◆ **Stated goal**
Pull every line containing "page" from the entries.

— start of Data supplied —

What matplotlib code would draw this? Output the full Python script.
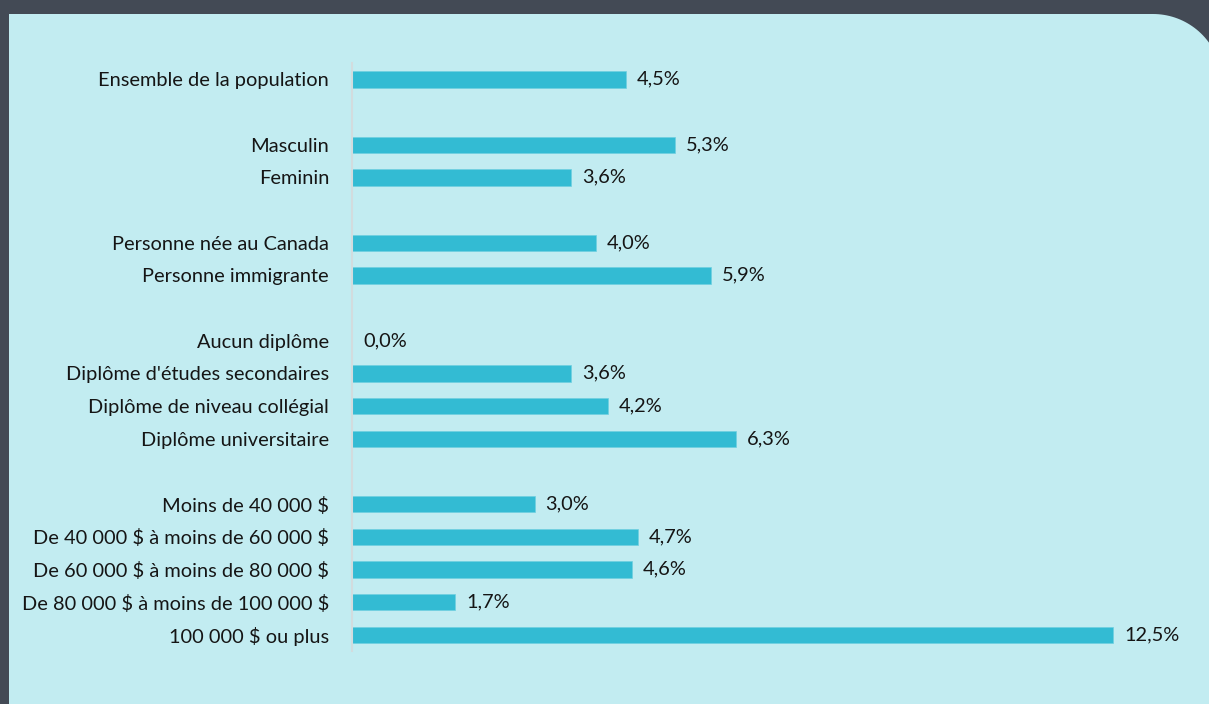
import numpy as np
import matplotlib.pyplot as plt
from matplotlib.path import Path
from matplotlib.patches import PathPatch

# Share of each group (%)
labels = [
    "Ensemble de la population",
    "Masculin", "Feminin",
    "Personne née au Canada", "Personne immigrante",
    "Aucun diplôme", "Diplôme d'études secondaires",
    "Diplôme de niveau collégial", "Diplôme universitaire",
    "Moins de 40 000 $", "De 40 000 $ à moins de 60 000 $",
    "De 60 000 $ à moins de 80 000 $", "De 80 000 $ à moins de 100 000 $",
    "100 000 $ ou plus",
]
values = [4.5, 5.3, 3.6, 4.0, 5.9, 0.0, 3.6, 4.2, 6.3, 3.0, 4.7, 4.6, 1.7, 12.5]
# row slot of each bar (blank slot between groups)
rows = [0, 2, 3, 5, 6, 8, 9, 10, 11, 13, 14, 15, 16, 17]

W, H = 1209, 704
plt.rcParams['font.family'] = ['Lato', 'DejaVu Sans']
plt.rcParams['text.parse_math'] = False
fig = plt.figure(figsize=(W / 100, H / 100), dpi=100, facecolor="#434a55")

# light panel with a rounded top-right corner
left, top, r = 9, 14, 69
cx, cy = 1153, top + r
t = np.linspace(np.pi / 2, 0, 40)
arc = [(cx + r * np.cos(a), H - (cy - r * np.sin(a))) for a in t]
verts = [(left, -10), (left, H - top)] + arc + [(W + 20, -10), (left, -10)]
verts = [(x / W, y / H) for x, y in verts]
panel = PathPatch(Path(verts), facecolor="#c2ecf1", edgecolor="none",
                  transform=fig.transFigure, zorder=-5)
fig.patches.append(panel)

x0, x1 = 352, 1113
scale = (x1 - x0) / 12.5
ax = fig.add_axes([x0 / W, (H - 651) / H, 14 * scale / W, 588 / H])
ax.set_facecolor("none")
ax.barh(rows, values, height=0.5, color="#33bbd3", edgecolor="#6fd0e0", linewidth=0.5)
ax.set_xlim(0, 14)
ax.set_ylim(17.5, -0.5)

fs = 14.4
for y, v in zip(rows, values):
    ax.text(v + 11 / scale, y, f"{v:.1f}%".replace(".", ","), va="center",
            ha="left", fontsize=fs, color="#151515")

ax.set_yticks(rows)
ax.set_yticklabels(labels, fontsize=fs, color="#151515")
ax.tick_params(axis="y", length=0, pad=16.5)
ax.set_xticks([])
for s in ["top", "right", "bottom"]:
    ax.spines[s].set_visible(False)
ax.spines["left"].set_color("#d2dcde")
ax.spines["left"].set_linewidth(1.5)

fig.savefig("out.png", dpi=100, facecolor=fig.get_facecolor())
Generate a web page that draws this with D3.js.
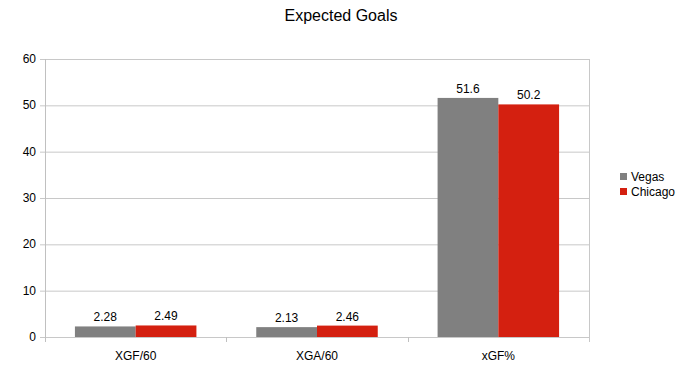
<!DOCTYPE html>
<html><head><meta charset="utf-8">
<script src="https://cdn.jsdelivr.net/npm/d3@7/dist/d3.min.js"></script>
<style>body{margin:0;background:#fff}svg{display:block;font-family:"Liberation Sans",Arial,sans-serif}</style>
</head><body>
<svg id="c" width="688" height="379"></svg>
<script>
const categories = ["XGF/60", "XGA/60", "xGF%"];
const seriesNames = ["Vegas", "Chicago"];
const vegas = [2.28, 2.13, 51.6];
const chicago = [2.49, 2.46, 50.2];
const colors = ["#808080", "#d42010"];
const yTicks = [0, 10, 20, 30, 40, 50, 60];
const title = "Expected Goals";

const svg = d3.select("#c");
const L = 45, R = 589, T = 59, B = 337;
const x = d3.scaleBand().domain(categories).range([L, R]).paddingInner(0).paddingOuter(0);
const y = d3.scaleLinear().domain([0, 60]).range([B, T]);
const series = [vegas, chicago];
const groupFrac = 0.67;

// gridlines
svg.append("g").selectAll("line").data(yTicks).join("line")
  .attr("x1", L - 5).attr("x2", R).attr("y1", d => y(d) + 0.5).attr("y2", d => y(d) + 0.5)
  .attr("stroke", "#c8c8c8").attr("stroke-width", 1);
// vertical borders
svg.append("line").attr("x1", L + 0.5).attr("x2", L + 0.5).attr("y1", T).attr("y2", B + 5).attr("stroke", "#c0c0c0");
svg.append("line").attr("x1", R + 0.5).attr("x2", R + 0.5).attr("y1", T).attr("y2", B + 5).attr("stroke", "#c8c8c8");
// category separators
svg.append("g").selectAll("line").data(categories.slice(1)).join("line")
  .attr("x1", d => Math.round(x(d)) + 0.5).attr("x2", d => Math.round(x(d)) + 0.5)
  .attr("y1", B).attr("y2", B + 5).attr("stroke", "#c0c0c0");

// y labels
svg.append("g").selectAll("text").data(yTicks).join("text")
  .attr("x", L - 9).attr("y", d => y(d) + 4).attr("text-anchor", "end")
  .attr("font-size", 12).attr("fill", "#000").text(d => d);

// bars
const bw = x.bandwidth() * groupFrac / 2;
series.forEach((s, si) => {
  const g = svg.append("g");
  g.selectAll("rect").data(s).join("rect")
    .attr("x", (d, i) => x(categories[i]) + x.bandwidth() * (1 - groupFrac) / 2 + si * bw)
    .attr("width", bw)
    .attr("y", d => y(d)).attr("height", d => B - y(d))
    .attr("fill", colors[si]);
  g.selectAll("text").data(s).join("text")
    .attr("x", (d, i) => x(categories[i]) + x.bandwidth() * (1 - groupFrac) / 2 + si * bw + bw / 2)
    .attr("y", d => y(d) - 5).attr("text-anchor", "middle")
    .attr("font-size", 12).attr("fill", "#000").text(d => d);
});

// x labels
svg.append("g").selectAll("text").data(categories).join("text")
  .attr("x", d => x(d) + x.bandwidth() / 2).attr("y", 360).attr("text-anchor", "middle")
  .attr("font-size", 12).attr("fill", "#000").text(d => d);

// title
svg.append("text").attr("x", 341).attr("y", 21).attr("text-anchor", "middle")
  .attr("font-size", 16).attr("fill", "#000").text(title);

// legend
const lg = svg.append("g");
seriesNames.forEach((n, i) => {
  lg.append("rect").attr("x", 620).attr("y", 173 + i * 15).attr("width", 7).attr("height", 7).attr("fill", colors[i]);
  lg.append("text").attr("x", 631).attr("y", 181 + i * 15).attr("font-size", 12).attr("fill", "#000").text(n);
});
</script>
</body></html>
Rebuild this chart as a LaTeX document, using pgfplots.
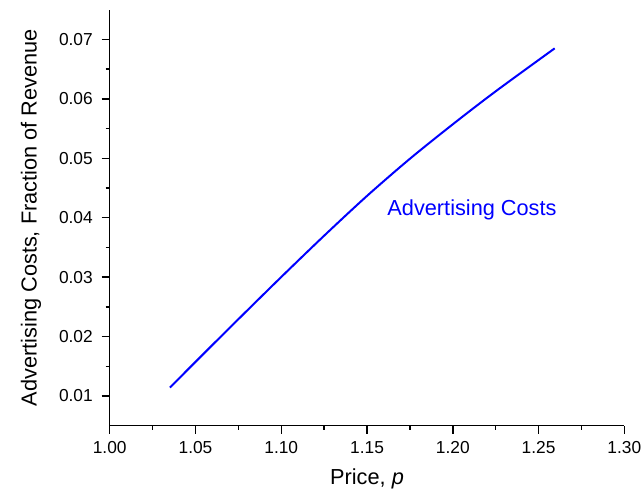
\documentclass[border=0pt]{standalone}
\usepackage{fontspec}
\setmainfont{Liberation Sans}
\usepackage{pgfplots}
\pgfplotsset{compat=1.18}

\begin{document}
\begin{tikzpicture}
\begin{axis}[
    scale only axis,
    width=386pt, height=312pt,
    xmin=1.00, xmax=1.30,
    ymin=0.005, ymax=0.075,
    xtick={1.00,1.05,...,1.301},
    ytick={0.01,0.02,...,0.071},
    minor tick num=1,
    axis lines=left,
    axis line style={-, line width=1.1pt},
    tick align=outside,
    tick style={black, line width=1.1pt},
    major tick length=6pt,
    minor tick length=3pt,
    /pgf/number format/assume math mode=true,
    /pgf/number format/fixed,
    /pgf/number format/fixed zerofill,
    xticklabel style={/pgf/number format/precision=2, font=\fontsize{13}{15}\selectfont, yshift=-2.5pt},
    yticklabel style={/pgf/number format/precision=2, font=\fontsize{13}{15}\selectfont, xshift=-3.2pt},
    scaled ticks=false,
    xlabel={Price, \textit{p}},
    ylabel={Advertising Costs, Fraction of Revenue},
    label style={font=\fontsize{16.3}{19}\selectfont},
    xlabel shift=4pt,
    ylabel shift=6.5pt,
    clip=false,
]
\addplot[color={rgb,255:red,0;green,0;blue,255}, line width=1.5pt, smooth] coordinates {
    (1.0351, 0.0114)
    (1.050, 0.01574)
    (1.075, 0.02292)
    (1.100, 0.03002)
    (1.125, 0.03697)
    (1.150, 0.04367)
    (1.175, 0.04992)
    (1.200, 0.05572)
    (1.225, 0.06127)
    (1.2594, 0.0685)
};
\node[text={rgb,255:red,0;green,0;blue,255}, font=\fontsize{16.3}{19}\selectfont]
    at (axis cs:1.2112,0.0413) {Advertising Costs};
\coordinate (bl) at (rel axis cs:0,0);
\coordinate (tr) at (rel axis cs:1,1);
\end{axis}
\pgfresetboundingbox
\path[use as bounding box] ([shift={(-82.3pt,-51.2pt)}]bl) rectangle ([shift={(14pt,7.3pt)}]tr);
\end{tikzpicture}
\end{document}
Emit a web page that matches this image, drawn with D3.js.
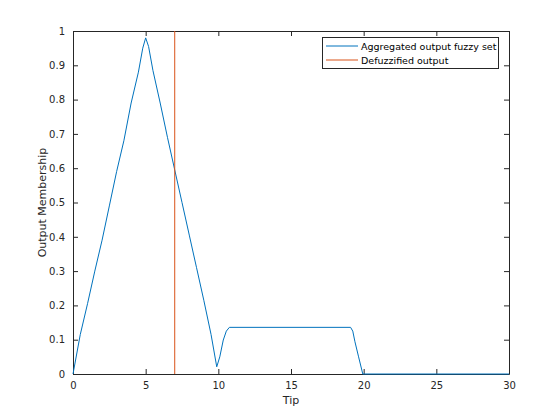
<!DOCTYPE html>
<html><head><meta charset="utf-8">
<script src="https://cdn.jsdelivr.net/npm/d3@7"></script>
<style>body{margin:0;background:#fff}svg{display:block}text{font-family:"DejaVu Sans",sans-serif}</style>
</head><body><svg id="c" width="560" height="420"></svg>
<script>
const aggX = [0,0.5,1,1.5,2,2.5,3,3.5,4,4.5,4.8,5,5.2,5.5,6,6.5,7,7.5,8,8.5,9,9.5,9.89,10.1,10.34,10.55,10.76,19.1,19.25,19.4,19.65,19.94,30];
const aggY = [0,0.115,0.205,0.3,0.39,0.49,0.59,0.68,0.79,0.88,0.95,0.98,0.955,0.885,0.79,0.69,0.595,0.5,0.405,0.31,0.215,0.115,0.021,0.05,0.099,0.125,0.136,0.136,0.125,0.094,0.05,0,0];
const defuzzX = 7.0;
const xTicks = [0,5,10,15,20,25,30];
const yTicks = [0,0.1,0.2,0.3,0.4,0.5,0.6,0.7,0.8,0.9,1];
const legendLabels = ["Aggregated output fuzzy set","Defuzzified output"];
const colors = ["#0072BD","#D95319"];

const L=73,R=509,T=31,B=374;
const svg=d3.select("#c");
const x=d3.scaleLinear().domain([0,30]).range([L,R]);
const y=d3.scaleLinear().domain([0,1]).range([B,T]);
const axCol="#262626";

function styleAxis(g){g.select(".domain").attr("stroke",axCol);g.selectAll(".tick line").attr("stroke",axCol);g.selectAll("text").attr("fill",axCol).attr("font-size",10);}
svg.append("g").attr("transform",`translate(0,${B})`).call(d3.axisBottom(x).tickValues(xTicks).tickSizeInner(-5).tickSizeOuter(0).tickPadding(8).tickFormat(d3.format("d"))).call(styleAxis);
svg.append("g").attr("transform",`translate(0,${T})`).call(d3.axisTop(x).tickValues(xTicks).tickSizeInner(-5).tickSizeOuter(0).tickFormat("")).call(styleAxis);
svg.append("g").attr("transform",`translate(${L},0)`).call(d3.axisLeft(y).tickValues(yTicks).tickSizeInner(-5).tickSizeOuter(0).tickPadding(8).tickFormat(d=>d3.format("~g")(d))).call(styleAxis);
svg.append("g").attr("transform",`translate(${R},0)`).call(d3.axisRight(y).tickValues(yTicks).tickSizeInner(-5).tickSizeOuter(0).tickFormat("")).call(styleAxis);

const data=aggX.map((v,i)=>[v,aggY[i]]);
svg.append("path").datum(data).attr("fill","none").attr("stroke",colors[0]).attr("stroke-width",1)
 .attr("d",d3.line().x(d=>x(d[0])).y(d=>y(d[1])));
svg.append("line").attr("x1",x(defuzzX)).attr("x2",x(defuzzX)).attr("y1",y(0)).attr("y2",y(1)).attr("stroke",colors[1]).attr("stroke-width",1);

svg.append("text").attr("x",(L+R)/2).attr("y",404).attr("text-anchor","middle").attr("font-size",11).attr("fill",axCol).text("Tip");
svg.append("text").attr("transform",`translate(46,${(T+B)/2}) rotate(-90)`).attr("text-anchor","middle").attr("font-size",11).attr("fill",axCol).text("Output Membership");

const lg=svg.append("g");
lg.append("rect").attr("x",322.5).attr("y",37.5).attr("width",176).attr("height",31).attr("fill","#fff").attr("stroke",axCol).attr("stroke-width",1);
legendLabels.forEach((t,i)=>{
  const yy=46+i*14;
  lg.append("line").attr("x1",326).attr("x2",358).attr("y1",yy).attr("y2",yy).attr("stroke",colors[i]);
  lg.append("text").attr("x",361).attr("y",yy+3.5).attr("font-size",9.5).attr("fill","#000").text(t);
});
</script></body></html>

— end of Data supplied —

◆ **Task solution**
Generate a web page that draws this with D3.js.
Emit a web page that matches this image, drawn with D3.js.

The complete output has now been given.